The “other” ABC, the Australian Broadcasting Corporation, caught video of the failure to launch:
The huge, long-duration balloon was supposed to lift up the Nuclear Compton Telescope, which was designed to look for astrophysical objects that emit gamma rays, the most energetic form of light.
Gamma rays are known to come from supernovae, pulsars, and active supermassive black holes at the centers of galaxies—and astronomers think strange flashes called gamma ray bursts could be coming from as-yet unidentified sources.
There are a couple space telescopes in place that map the gamma ray sky, including the most recently launched Fermi mission. But NASA also has a history of using balloon-based instruments to look for gamma rays.
In fact, it was balloon experiments launched in the 1980s that confirmed everyone on Earth is made of stardust: Supernova explosions produce and seed the universe with heavy elements, including the iron in your blood and the calcium in your bones.
NCT was designed to look specifically for light signatures of gamma rays coming from unstable elements created by supernovae, a goal that ultimately informs our understanding of star life cycles and the origins of matter.
According to the NCT mission proposal, long-duration balloons are effective carriers for such experiments, since they “allow payloads to get above 99% of the atmosphere to perform satellite-class observations for 1-2 weeks at a time.”
In a similar setup, a NASA device called the Absolute Radiometer for Cosmology, Astrophsyics, and Diffuse Emission prepares for its balloon ride.

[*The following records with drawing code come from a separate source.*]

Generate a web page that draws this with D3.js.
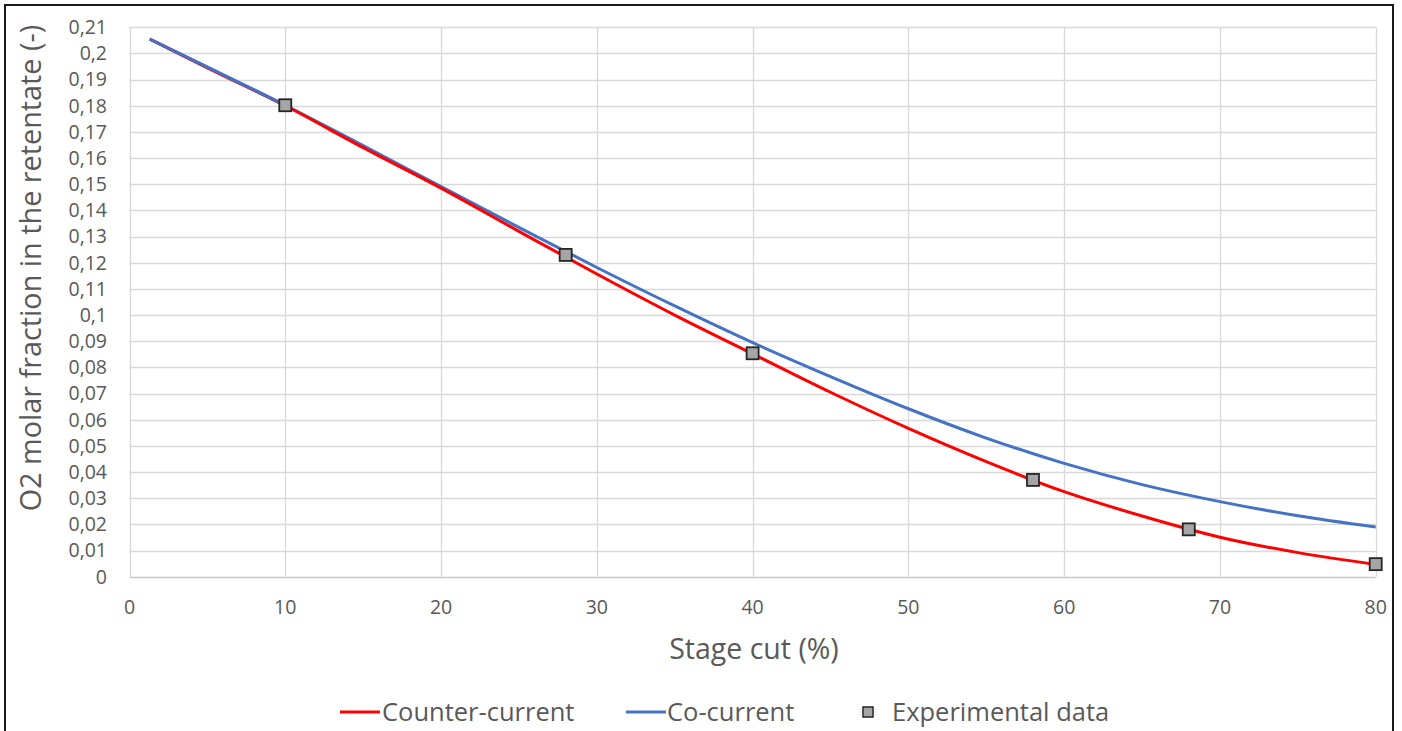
<!DOCTYPE html>
<html>
<head>
<meta charset="utf-8">
<script src="https://cdn.jsdelivr.net/npm/d3@7"></script>
<style>
html,body{margin:0;padding:0;background:#fff;}
svg{display:block;}
text{font-family:"Open Sans",sans-serif;fill:#595959;}
</style>
</head>
<body>
<svg id="chart" width="1402" height="731"></svg>
<script>
// ---- data ----
const xTicks = [0, 10, 20, 30, 40, 50, 60, 70, 80];
const yTicks = [0,0.01,0.02,0.03,0.04,0.05,0.06,0.07,0.08,0.09,0.1,0.11,0.12,0.13,0.14,0.15,0.16,0.17,0.18,0.19,0.2,0.21];
const yTickLabels = ["0","0,01","0,02","0,03","0,04","0,05","0,06","0,07","0,08","0,09","0,1","0,11","0,12","0,13","0,14","0,15","0,16","0,17","0,18","0,19","0,2","0,21"];

const curveX = [1.3, 5, 10, 15, 20, 25, 30, 35, 40, 45, 50, 55, 60, 65, 70, 75, 80];
const counterCurrent = [0.2055, 0.1945, 0.1800, 0.1640, 0.1485, 0.1320, 0.1157, 0.1000, 0.0852, 0.0705, 0.0567, 0.0440, 0.0325, 0.0232, 0.0151, 0.0092, 0.0047];
const coCurrent      = [0.2055, 0.1948, 0.1802, 0.1648, 0.1491, 0.1335, 0.1182, 0.1035, 0.0895, 0.0765, 0.0642, 0.0530, 0.0433, 0.0352, 0.0287, 0.0233, 0.0190];

const expX = [10, 28, 40, 58, 68, 80];
const expY = [0.1802, 0.1230, 0.0854, 0.0370, 0.0181, 0.0048];

const seriesNames = ["Counter-current", "Co-current", "Experimental data"];
const xTitle = "Stage cut (%)";
const yTitle = "O2 molar fraction in the retentate (-)";

// ---- drawing ----
const svg = d3.select("#chart");
const x = d3.scaleLinear().domain([0, 80]).range([129.5, 1375.7]);
const y = d3.scaleLinear().domain([0, 0.21]).range([576.7, 27.3]);

// outer frame
svg.append("rect").attr("x", 5).attr("y", 5).attr("width", 1388).attr("height", 740)
  .attr("fill", "none").attr("stroke", "#1a1a1a").attr("stroke-width", 2);

// gridlines
svg.append("g").selectAll("line").data(yTicks.slice(1)).join("line")
  .attr("x1", x(0)).attr("x2", x(80))
  .attr("y1", d => Math.round(y(d)) + 0.5).attr("y2", d => Math.round(y(d)) + 0.5)
  .attr("stroke", "#d9d9d9").attr("stroke-width", 1.3);
svg.append("g").selectAll("line").data(xTicks).join("line")
  .attr("x1", d => Math.round(x(d)) + 0.5).attr("x2", d => Math.round(x(d)) + 0.5)
  .attr("y1", y(0.21)).attr("y2", y(0))
  .attr("stroke", "#d9d9d9").attr("stroke-width", 1.3);
// x axis line
svg.append("line").attr("x1", x(0)).attr("x2", x(80))
  .attr("y1", Math.round(y(0)) + 0.5).attr("y2", Math.round(y(0)) + 0.5)
  .attr("stroke", "#c8c8c8").attr("stroke-width", 1.5);

// y tick labels
svg.append("g").selectAll("text").data(yTicks).join("text")
  .attr("x", 107).attr("y", d => y(d)).attr("dy", "0.35em")
  .attr("text-anchor", "end").attr("font-size", 19.5)
  .text((d, i) => yTickLabels[i]);
// x tick labels
svg.append("g").selectAll("text").data(xTicks).join("text")
  .attr("x", d => x(d)).attr("y", 607).attr("dy", "0.35em")
  .attr("text-anchor", "middle").attr("font-size", 19.5)
  .text(d => d);

// axis titles
svg.append("text").attr("x", 754).attr("y", 649).attr("dy", "0.35em")
  .attr("text-anchor", "middle").attr("font-size", 28.5).text(xTitle);
svg.append("text").attr("transform", "translate(31,268) rotate(-90)")
  .attr("dy", "0.35em").attr("text-anchor", "middle").attr("font-size", 28.8).text(yTitle);

// lines
const line = d3.line().curve(d3.curveMonotoneX).x(d => x(d[0])).y(d => y(d[1]));
svg.append("path").datum(curveX.map((v, i) => [v, coCurrent[i]]))
  .attr("d", line).attr("fill", "none").attr("stroke", "#4472c4").attr("stroke-width", 3);
svg.append("path").datum(curveX.map((v, i) => [v, counterCurrent[i]]))
  .attr("d", line).attr("fill", "none").attr("stroke", "#ff0000").attr("stroke-width", 3);
// co-current drawn on top where both overlap at the start
svg.append("path").datum(curveX.slice(0, 3).map((v, i) => [v, coCurrent[i]]))
  .attr("d", line).attr("fill", "none").attr("stroke", "#4472c4").attr("stroke-width", 3);

// experimental markers
const ms = 12;
svg.append("g").selectAll("rect").data(expX.map((v, i) => [v, expY[i]])).join("rect")
  .attr("x", d => x(d[0]) - ms / 2).attr("y", d => y(d[1]) - ms / 2)
  .attr("width", ms).attr("height", ms)
  .attr("fill", "#a5a5a5").attr("stroke", "#262626").attr("stroke-width", 1.8);

// legend
const lg = svg.append("g");
const ly = 712;
const lfs = 25.5;
lg.append("line").attr("x1", 340).attr("x2", 380).attr("y1", ly).attr("y2", ly)
  .attr("stroke", "#ff0000").attr("stroke-width", 3);
lg.append("text").attr("x", 382).attr("y", ly).attr("dy", "0.35em").attr("font-size", lfs).text(seriesNames[0]);
lg.append("line").attr("x1", 626).attr("x2", 666).attr("y1", ly).attr("y2", ly)
  .attr("stroke", "#4472c4").attr("stroke-width", 3);
lg.append("text").attr("x", 667).attr("y", ly).attr("dy", "0.35em").attr("font-size", lfs).text(seriesNames[1]);
lg.append("rect").attr("x", 863).attr("y", ly - 5).attr("width", 10).attr("height", 10)
  .attr("fill", "#a5a5a5").attr("stroke", "#262626").attr("stroke-width", 1.5);
lg.append("text").attr("x", 892).attr("y", ly).attr("dy", "0.35em").attr("font-size", lfs).text(seriesNames[2]);
</script>
</body>
</html>
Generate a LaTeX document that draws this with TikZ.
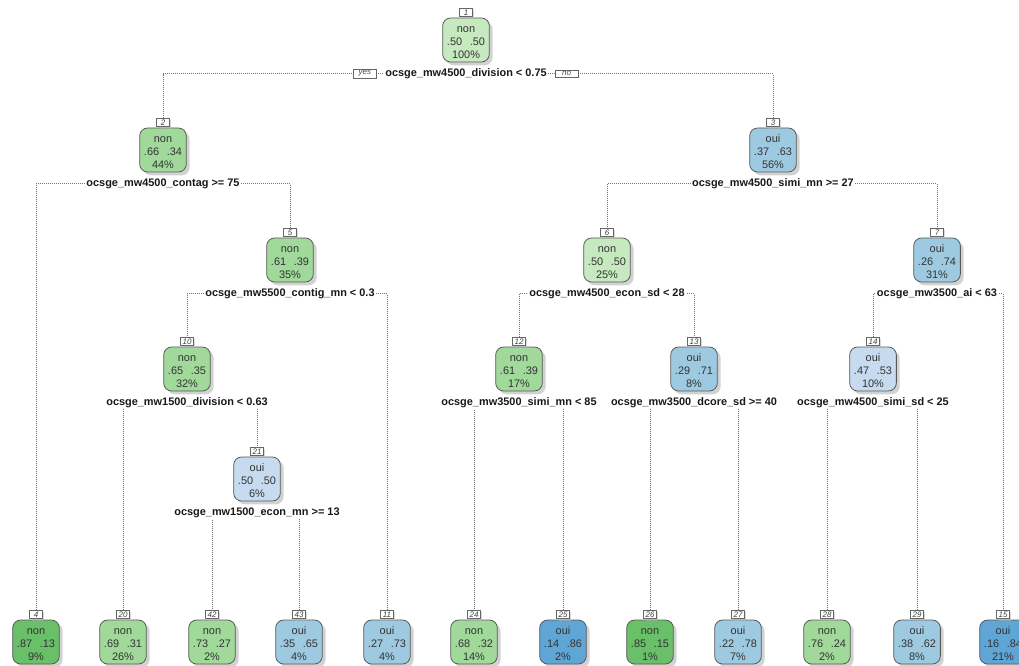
\documentclass[tikz,border=0pt]{standalone}
\usepackage{fontspec}
\setmainfont{Liberation Sans}
\usepackage{xcolor}
\usetikzlibrary{positioning,shadows}

\definecolor{grA}{HTML}{C7E9C0}
\definecolor{grB}{HTML}{A1D99B}
\definecolor{grC}{HTML}{6ABF69}
\definecolor{blA}{HTML}{C6DBEF}
\definecolor{blB}{HTML}{9ECAE1}
\definecolor{blC}{HTML}{5FA6D6}

\pgfdeclarelayer{back}
\pgfdeclarelayer{lines}
\pgfsetlayers{back,lines,main}

\begin{document}
\begin{tikzpicture}[
  x=0.75pt, y=-0.75pt,
  nbox/.style={draw=black!65, line width=0.6pt, rounded corners=6pt, minimum width=35pt, minimum height=33pt,
    align=center, text=black!80, inner sep=1pt, font=\fontsize{8.2}{9.75}\selectfont,
    drop shadow={shadow xshift=2.5pt, shadow yshift=-2.5pt, fill=black!35}},
  ntag/.style={draw=black!60, line width=0.4pt, fill=white, inner sep=0.7pt, minimum width=9.5pt, minimum height=6.5pt,
    font=\fontsize{6}{6}\selectfont\itshape, text=black!75,
    drop shadow={shadow xshift=1.5pt, shadow yshift=-1.5pt, fill=black!30}},
  splitlab/.style={inner sep=1pt, fill=white, font=\fontsize{8.2}{9.75}\selectfont\bfseries, text=black!90},
  yesno/.style={draw=black!60, line width=0.4pt, fill=white, inner sep=1pt, minimum width=17pt,
    font=\fontsize{6}{6}\selectfont\itshape, text=black!70},
  conn/.style={draw=black!55, densely dotted, line width=0.5pt}
]
\useasboundingbox (0,0) rectangle (1019,666);
\clip (0,0) rectangle (1019,666);
\begin{pgfonlayer}{back}
  \fill[white] (0,0) rectangle (1019,666);
\end{pgfonlayer}

% split nodes
\foreach \nm/\x/\y/\col/\cls/\pa/\pb/\pct in {
  1/466/40/grA/non/.50/.50/100, 2/163/150/grB/non/.66/.34/44, 3/773/150/blB/oui/.37/.63/56,
  5/290/260/grB/non/.61/.39/35, 6/607/260/grA/non/.50/.50/25, 7/937/260/blB/oui/.26/.74/31,
  10/187/369/grB/non/.65/.35/32, 12/519/369/grB/non/.61/.39/17, 13/694/369/blB/oui/.29/.71/8,
  14/873/369/blA/oui/.47/.53/10, 21/257/479/blA/oui/.50/.50/6} {
  \node[nbox, fill=\col] (n\nm) at (\x,\y) {\rule{0pt}{9pt}\cls\\\pa\hspace{0.7em}\pb\\\pct\%};
  \node[ntag, above=0.5pt of n\nm] (t\nm) {\nm};
}

% leaves
\foreach \nm/\x/\col/\cls/\pa/\pb/\pct in {
  4/36/grC/non/.87/.13/9, 20/123/grB/non/.69/.31/26, 42/212/grB/non/.73/.27/2,
  43/299/blB/oui/.35/.65/4, 11/387/blB/oui/.27/.73/4, 24/474/grB/non/.68/.32/14,
  25/563/blC/oui/.14/.86/2, 26/650/grC/non/.85/.15/1, 27/738/blB/oui/.22/.78/7,
  28/827/grB/non/.76/.24/2, 29/917/blB/oui/.38/.62/8, 15/1003/blC/oui/.16/.84/21} {
  \node[nbox, fill=\col] (n\nm) at (\x,642) {\rule{0pt}{9pt}\cls\\\pa\hspace{0.7em}\pb\\\pct\%};
  \node[ntag, above=0.5pt of n\nm] (t\nm) {\nm};
}

% split labels
\foreach \nm/\txt in {
  1/ocsge\_mw4500\_division < 0.75, 2/ocsge\_mw4500\_contag >= 75,
  3/ocsge\_mw4500\_simi\_mn >= 27, 5/ocsge\_mw5500\_contig\_mn < 0.3,
  6/ocsge\_mw4500\_econ\_sd < 28, 7/ocsge\_mw3500\_ai < 63,
  10/ocsge\_mw1500\_division < 0.63, 12/ocsge\_mw3500\_simi\_mn < 85,
  13/ocsge\_mw3500\_dcore\_sd >= 40, 14/ocsge\_mw4500\_simi\_sd < 25,
  21/ocsge\_mw1500\_econ\_mn >= 13} {
  \node[splitlab, below=3.4pt of n\nm] (s\nm) {\txt};
}
\node[yesno, left=5.5pt of s1] (yes) {yes};
\node[yesno, right=5pt of s1] (no) {no};

% connectors (under the labels)
\begin{pgfonlayer}{lines}
\draw[conn] (yes.east) -- (s1.west);
\draw[conn] (s1.east) -- (no.west);
\draw[conn] (yes.west) -| (t2.north);
\draw[conn] (no.east) -| (t3.north);
\foreach \p/\l/\r in {2/4/5, 3/6/7, 5/10/11, 6/12/13, 7/14/15,
  10/20/21, 12/24/25, 13/26/27, 14/28/29, 21/42/43} {
  \draw[conn] (s\p.center) -| (t\l.north);
  \draw[conn] (s\p.center) -| (t\r.north);
}
\end{pgfonlayer}
\end{tikzpicture}
\end{document}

—Picture courtesy NASA/GSFC
And that’s presumably well below the cost of building an orbiter and launching it into space … although with a price tag in the tens of millions of dollars, NCT wasn’t exactly cheap.
The telescope had a successful run mapping gamma ray sources last year after taking off from New Mexico, and it was meant to get a different take on the night sky after rising above Australia.
“By launching from Alice Springs, we obtain one of the best views in the world of the center of our Milky Way galaxy,” team member and grad student Eric Bellm of UC Berkeley wrote on the mission’s blog.
The balloon that crashed today was supposed to get as high as almost 25 miles (40 kilometers) above the ground.
But for unknown reasons, as the balloon was lifting off, the gondola carrying NCT came loose, hit the launch rig, and tumbled across the landscape, scattering the telescope’s components as well as crashing through a few unfortunate obstacles.
It’ll take a full investigation to tell what exactly went wrong. In the meantime, NCT members are literally picking up the pieces left of their years of hard work.
“Today was a terrible day for a lot of people,” Bellm wrote on the blog, where he describes some initial impressions about the aftermath. Although a few core parts seem undamaged, Bellm writes that the telescope’s electronics bay and a few other bits are pretty much lost causes.
“Many of these systems have been tested and used for decades. They have become so familiar that their loss feels oddly personal,” he wrote.